Start of Extracted entries
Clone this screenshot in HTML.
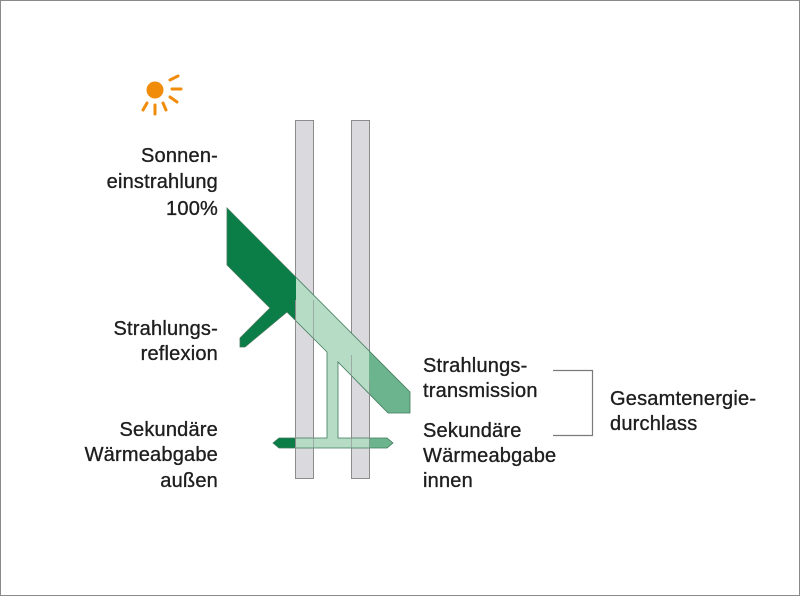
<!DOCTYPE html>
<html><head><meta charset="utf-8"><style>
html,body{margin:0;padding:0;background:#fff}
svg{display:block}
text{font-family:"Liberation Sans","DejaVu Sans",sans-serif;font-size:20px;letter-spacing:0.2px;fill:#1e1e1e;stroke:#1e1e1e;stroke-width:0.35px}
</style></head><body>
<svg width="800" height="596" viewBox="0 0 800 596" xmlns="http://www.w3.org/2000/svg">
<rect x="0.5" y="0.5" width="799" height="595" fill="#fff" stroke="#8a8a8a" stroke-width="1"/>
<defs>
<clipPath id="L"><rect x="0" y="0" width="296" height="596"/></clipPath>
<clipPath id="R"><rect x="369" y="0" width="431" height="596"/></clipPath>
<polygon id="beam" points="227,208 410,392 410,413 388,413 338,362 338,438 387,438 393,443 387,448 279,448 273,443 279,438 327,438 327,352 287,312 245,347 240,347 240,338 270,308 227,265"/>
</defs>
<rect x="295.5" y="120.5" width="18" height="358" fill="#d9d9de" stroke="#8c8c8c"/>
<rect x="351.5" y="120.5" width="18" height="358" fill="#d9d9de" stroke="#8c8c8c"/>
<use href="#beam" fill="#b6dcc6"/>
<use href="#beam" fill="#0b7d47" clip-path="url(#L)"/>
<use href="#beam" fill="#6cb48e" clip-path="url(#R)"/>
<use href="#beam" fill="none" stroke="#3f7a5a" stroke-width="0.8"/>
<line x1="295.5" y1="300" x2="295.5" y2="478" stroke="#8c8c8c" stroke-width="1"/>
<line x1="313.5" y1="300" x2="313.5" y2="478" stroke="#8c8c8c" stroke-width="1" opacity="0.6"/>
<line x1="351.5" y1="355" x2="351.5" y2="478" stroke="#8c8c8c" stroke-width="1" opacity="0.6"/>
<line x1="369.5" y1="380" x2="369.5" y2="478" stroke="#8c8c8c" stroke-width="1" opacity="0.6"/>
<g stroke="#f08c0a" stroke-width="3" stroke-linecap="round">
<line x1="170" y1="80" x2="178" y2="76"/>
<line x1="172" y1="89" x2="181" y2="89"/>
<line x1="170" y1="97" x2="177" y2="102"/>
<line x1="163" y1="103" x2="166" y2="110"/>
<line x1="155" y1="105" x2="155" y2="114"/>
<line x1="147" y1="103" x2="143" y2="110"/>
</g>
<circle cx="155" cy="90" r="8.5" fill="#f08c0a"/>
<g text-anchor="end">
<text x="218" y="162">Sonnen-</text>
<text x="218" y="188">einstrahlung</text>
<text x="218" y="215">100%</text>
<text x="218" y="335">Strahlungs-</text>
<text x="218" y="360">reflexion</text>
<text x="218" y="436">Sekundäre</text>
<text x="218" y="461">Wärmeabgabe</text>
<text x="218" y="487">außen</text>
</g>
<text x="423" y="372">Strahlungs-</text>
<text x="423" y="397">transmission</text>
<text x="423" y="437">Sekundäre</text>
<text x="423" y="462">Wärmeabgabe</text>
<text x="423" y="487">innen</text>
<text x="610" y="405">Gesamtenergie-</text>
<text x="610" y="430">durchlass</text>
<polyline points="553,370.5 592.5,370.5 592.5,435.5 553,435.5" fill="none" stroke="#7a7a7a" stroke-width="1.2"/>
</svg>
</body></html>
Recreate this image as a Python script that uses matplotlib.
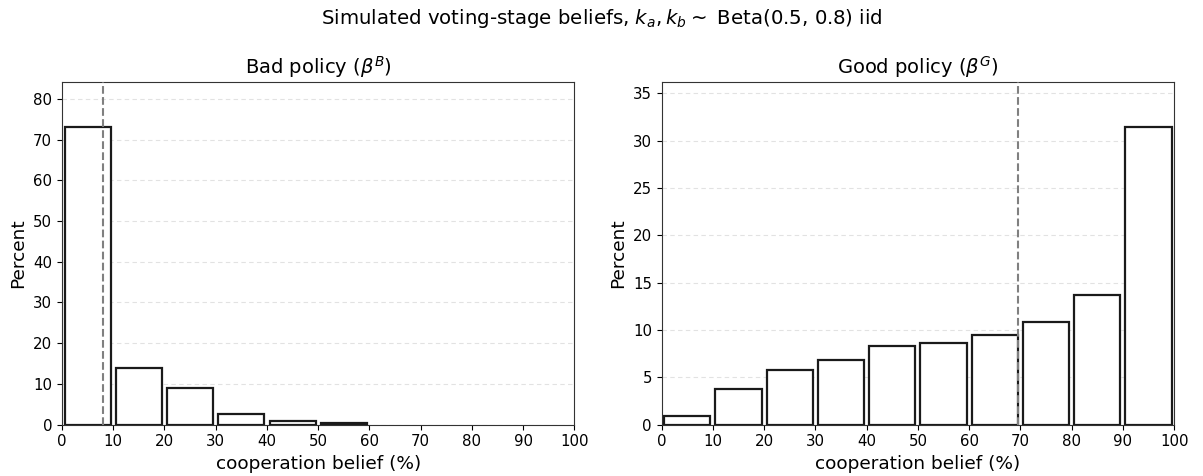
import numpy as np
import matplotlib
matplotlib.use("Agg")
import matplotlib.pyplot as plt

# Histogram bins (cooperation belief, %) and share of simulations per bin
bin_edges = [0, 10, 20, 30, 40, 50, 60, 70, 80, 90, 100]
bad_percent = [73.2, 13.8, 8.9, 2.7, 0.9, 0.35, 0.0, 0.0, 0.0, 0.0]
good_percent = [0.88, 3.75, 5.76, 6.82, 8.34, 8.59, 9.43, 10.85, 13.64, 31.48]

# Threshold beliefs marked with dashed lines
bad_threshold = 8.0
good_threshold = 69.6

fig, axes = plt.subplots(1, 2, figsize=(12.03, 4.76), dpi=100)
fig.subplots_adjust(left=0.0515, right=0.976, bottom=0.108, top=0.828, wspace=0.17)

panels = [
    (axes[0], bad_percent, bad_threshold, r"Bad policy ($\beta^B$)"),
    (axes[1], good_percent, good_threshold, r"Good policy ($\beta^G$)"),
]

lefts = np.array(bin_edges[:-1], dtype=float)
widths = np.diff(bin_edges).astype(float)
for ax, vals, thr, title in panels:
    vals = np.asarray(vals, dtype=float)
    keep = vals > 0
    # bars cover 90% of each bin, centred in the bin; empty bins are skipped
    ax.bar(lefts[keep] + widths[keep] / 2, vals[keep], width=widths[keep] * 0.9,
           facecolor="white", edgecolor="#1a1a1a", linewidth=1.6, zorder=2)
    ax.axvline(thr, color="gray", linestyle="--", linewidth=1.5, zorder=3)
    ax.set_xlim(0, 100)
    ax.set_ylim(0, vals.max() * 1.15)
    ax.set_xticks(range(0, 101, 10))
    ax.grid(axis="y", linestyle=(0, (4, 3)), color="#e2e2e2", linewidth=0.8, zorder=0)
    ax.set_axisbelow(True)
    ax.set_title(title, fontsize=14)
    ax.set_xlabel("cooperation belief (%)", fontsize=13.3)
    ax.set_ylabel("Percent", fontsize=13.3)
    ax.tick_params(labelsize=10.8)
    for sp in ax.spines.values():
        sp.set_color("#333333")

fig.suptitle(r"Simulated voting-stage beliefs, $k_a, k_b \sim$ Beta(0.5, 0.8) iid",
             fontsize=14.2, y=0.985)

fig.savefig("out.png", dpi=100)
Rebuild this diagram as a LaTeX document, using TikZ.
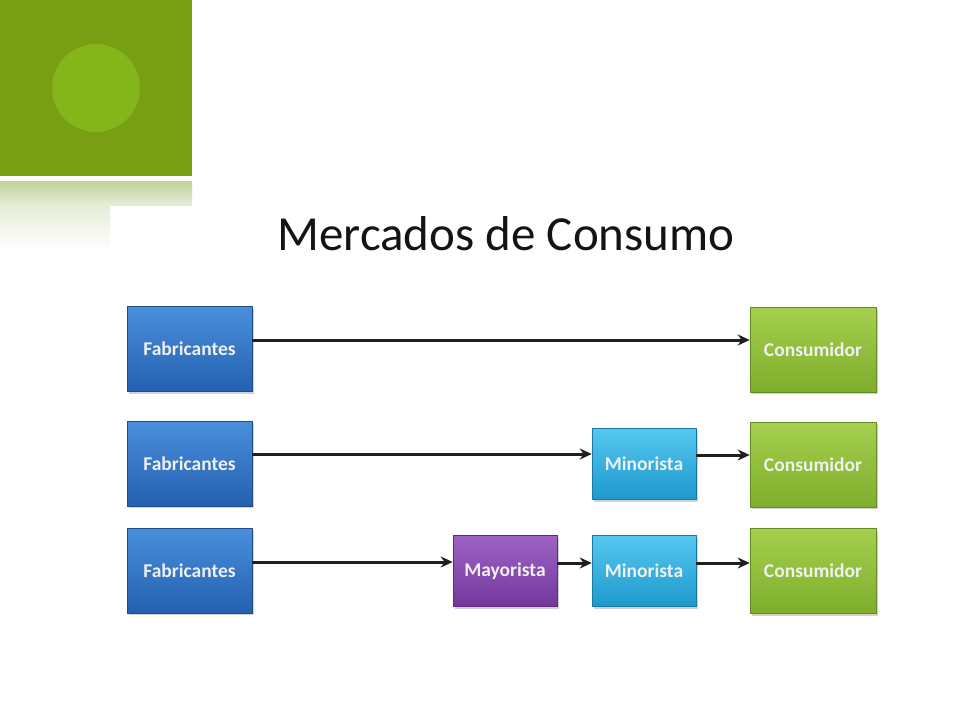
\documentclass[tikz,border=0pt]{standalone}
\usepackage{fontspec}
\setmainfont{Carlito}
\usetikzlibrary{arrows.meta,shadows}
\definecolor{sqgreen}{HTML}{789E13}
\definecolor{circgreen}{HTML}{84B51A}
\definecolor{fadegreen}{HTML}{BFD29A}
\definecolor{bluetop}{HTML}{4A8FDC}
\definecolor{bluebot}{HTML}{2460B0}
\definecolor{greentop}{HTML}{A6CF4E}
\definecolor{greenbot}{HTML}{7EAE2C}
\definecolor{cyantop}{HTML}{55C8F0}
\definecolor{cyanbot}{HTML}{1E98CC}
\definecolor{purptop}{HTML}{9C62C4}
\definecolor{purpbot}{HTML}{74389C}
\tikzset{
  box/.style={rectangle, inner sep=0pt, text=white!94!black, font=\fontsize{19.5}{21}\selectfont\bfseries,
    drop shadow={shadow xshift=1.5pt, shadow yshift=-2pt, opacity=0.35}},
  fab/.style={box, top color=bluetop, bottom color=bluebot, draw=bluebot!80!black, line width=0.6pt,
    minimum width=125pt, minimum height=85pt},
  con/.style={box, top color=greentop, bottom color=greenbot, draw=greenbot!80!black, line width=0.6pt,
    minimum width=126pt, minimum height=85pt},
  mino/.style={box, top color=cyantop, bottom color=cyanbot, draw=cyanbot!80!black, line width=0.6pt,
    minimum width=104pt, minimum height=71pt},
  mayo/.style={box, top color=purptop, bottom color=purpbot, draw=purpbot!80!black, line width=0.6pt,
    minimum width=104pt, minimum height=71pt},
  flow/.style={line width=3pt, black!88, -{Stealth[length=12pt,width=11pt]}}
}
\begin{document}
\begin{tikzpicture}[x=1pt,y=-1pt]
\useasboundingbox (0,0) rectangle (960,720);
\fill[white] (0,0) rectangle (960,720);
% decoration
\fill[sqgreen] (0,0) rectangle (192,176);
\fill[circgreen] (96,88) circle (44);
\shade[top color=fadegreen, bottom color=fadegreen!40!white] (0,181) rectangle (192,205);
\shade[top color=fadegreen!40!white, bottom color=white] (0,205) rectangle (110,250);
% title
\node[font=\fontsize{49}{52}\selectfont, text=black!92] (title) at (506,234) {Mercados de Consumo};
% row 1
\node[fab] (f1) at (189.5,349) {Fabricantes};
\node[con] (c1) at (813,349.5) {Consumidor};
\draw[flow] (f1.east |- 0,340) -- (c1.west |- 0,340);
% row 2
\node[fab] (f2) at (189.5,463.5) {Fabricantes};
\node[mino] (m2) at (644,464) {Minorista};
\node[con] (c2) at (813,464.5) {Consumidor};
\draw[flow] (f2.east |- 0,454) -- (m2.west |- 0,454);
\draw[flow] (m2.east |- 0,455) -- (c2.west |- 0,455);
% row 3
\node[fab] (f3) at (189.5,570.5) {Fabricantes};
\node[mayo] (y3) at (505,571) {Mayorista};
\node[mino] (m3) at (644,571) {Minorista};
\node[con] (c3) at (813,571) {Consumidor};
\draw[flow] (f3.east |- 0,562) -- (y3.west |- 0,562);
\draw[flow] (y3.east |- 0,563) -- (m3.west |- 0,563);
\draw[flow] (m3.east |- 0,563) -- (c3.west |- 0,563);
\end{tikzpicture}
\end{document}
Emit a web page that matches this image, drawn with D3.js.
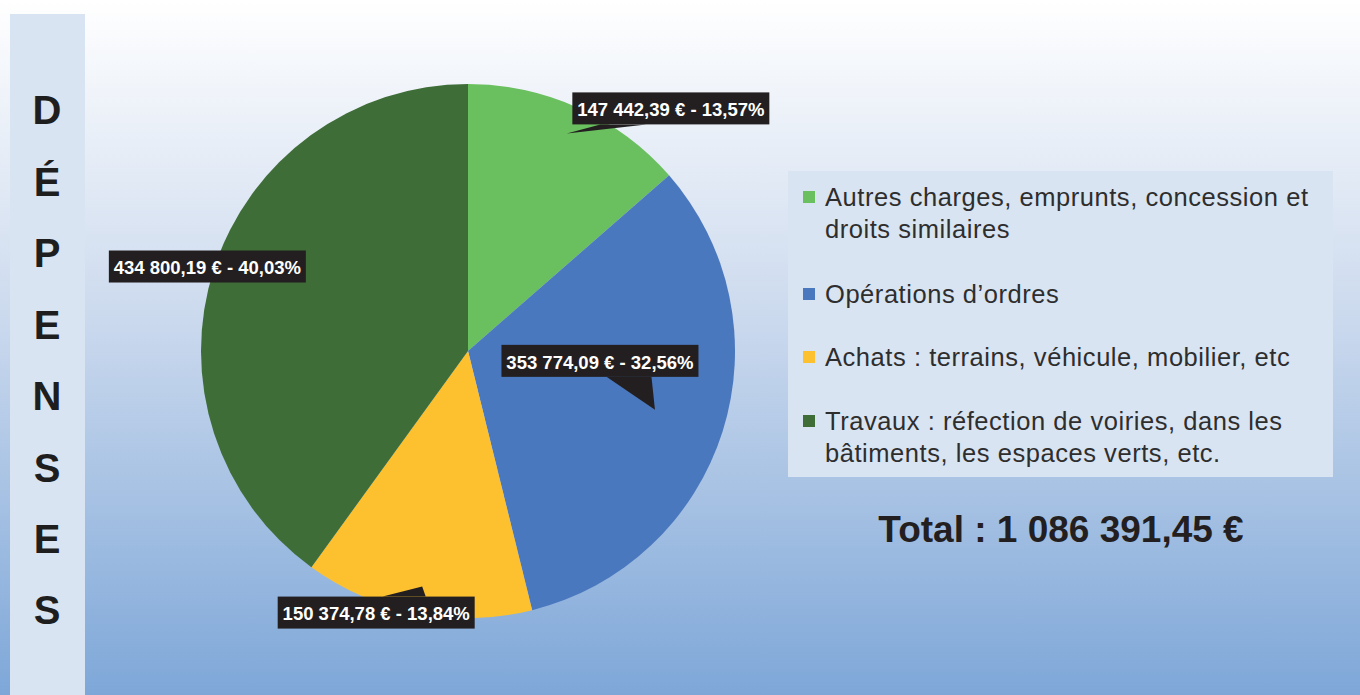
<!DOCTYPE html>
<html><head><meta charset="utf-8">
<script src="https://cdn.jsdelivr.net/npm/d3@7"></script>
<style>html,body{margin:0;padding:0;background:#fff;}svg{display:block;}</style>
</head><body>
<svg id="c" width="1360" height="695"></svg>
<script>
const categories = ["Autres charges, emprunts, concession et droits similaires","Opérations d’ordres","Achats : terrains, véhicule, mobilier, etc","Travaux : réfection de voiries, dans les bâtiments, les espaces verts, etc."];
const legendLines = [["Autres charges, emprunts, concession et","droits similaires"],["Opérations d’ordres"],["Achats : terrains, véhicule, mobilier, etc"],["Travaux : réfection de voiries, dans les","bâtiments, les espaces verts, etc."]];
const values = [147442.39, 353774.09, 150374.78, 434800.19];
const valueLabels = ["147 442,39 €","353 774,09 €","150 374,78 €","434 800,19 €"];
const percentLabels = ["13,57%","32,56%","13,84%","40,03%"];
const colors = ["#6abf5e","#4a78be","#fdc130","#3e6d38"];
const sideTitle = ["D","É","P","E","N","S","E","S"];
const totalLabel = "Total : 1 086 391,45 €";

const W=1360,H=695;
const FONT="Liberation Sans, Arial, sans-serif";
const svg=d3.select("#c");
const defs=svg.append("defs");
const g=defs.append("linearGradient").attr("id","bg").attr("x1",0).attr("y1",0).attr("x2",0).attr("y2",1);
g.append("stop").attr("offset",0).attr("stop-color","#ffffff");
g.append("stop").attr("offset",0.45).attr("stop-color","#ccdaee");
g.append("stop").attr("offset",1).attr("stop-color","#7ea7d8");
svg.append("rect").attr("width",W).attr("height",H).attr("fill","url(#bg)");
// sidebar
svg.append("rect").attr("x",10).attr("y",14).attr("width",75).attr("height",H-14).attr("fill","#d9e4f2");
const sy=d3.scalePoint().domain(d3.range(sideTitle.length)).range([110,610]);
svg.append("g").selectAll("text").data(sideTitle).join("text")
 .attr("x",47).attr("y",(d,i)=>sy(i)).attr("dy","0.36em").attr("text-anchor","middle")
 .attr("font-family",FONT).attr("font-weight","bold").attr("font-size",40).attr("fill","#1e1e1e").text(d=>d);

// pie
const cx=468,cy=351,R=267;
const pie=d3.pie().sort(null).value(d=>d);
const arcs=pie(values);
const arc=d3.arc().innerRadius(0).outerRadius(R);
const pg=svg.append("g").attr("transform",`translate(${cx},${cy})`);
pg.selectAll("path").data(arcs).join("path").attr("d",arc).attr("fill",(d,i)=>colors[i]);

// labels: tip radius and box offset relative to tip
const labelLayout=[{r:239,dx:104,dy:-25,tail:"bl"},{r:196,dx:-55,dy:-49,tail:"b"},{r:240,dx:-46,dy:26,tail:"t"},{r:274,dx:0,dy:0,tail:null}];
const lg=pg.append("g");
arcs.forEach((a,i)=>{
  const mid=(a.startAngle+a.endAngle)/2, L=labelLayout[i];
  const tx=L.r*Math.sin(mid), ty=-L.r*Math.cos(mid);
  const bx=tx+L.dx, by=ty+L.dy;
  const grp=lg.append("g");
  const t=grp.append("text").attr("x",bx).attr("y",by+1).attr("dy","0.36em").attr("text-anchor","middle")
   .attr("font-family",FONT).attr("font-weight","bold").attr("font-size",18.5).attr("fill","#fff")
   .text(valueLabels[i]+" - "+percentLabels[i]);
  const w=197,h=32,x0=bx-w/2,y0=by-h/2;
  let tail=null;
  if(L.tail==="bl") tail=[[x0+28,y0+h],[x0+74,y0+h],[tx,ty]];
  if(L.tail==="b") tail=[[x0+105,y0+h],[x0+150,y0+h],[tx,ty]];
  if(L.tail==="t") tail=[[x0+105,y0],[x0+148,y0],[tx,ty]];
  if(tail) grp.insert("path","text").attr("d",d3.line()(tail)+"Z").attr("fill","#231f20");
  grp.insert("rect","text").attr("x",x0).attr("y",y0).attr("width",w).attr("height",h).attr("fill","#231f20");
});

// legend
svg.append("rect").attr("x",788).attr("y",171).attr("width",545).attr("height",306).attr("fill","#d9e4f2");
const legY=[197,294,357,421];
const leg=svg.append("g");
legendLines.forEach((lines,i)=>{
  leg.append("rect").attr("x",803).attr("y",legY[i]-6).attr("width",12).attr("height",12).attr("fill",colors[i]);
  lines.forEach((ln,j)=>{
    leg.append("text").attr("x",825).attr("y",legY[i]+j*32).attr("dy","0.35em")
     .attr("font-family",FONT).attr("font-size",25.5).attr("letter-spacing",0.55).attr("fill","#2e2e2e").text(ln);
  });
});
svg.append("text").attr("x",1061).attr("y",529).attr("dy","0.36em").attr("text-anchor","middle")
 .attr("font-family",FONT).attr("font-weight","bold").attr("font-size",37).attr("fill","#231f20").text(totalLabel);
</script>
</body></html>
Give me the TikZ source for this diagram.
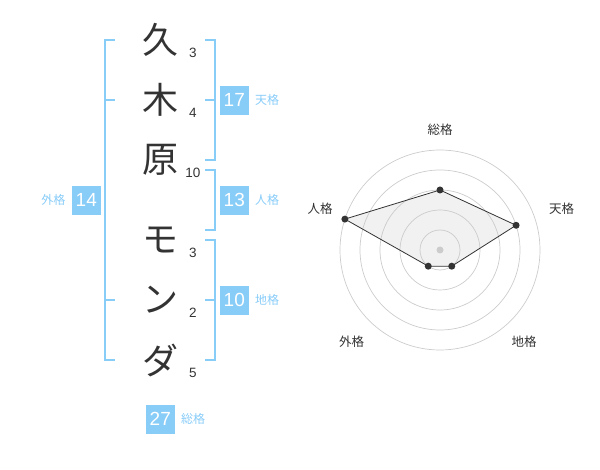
End of Extracted entries
_Your instructions:_
Check each line of the records for "image" and copy the ones that contain it.

_Result:_
Recreate this image as a Python script that uses matplotlib.
Emit a web page that matches this image, drawn with D3.js.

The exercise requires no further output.